Sometimes I’m up before The Boss hits the door running, sometimes not. This morning I managed to see her off and then got down to brass tacks, as the kids don’t say anymore.
Miss Mia must be greeted, loved up on, given a second round of food and drink, and her litter box unburdened of its dark freight.
Then the Winter Palace is to be prepared for Her Majesty, after which I may offer myself a little sumpin’-sumpin’: coffee; toast with butter and jam; either oatmeal with dried fruit and nuts or yogurt with granola; an apple or mandarine; a scoop of crunchy almond butter; maybe a mug of tea.
The news is to be scanned but not dwelt upon lest it hamper the digestion.
OK, so I missed a few needles.

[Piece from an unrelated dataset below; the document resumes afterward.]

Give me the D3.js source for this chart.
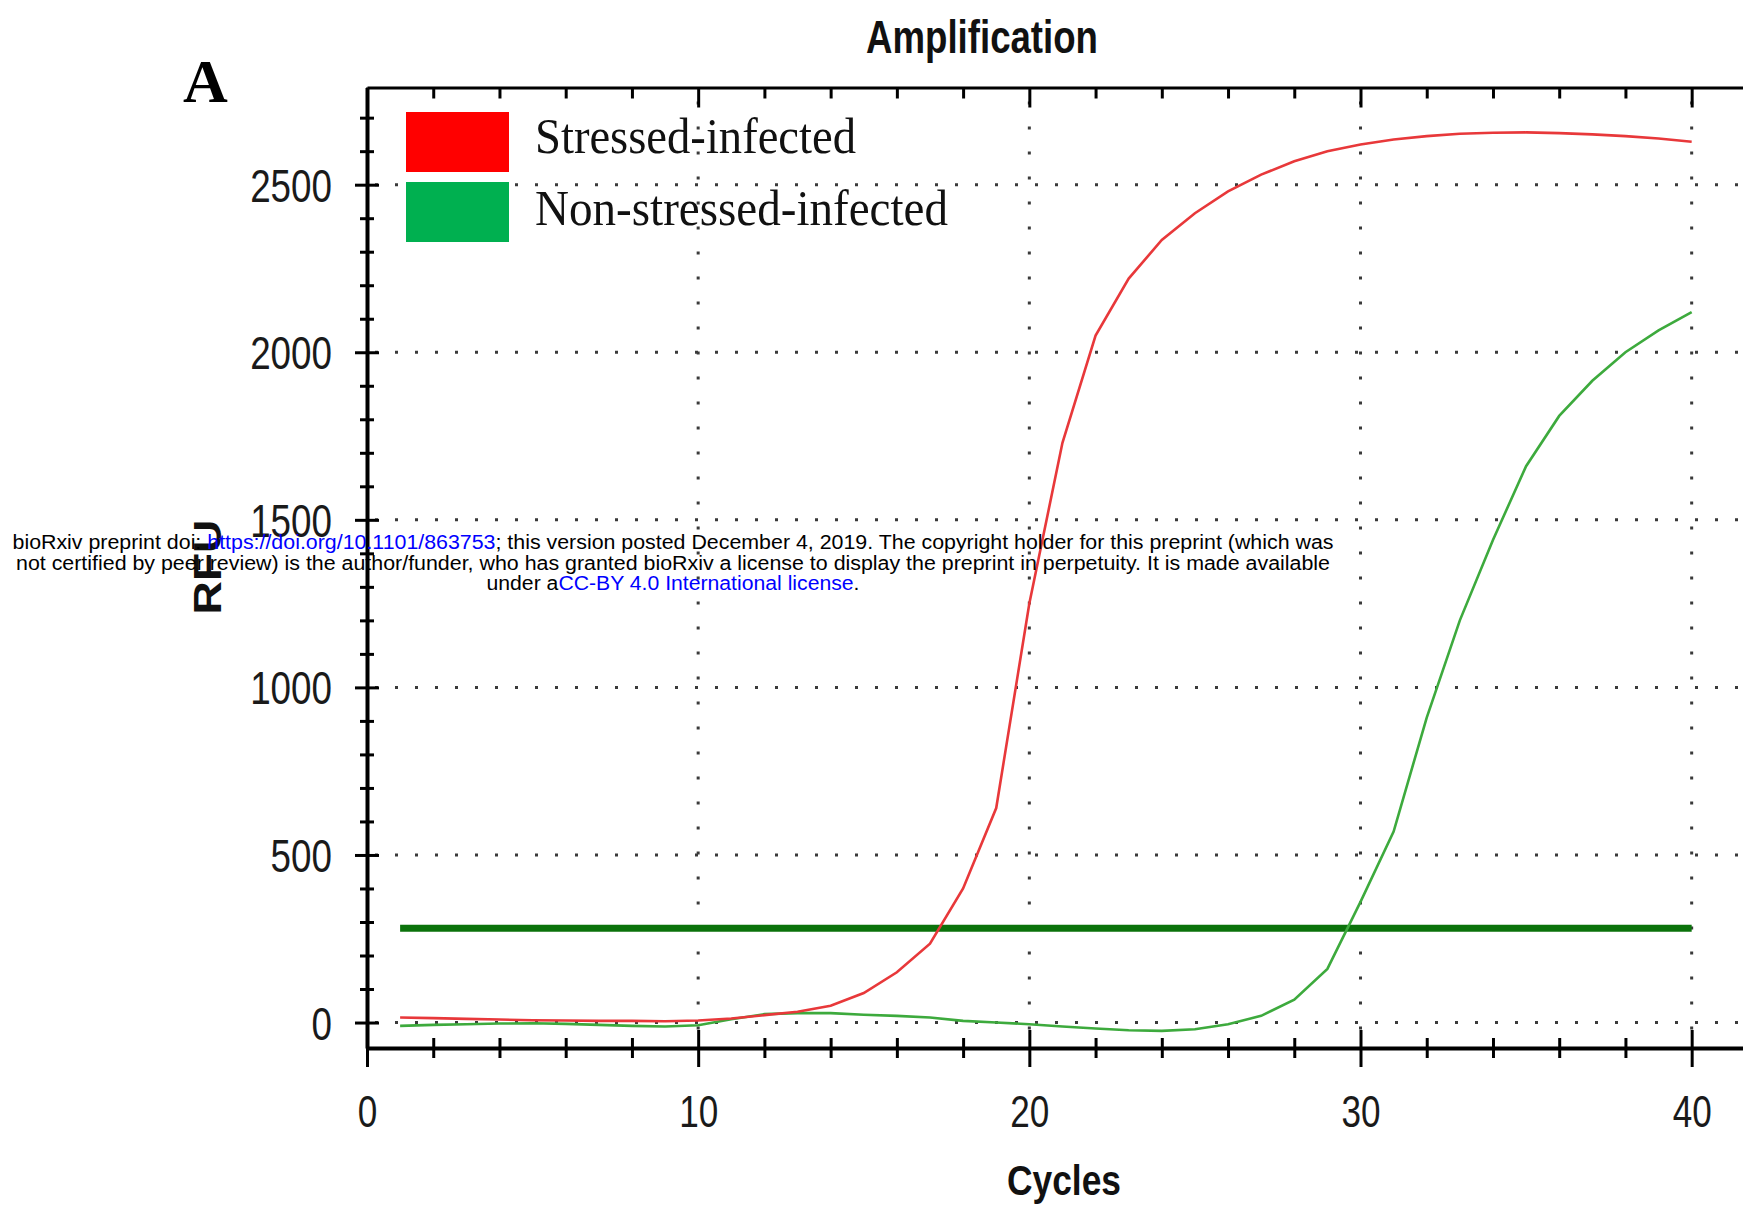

I blame management.
This morning saw the last slice of bread slide down the rathole so a new loaf was in order, and I set that machinery in motion.
Next I congratulated myself for taking a moment yesterday to rake up the pine needles scattered across the lawn by last Thursday’s window-rattler, with the goal of restarting the irrigation system for a quick spritz this morning, when I noticed our bird feeders were getting low. So I filled those up. From each according to his ability, to each according to his needs.
This short detour threw a slight hitch into my gitalong. The next items on the schedule were exercise and grocery shopping. If I hadn’t stopped to pat myself on the back I could’ve squeezed in a quick trail run before the sprinklers came on (I wanted to be around to make sure nothing had frozen up during our short cold snap).
Running afterward would put me at the grocery noonish, which is not optimal; the amateurs scuttle out of their holes and get in everyone’s way at noon and 5 p.m. I like to do my shopping between 9 and 10, or sometime after 1, when only pro hunter-gatherers are working the aisles and the registers don’t look like The Big I at rush hour.
Thing is, the meal I have planned for tonight is a slow-cooker deal that wants four hours in the pot.
So, yeah. Here I sit, muttering to myself (and to you) while I update my grocery list, avoid the news, and wait to see whether the irrigation system erupts like Vesuvius.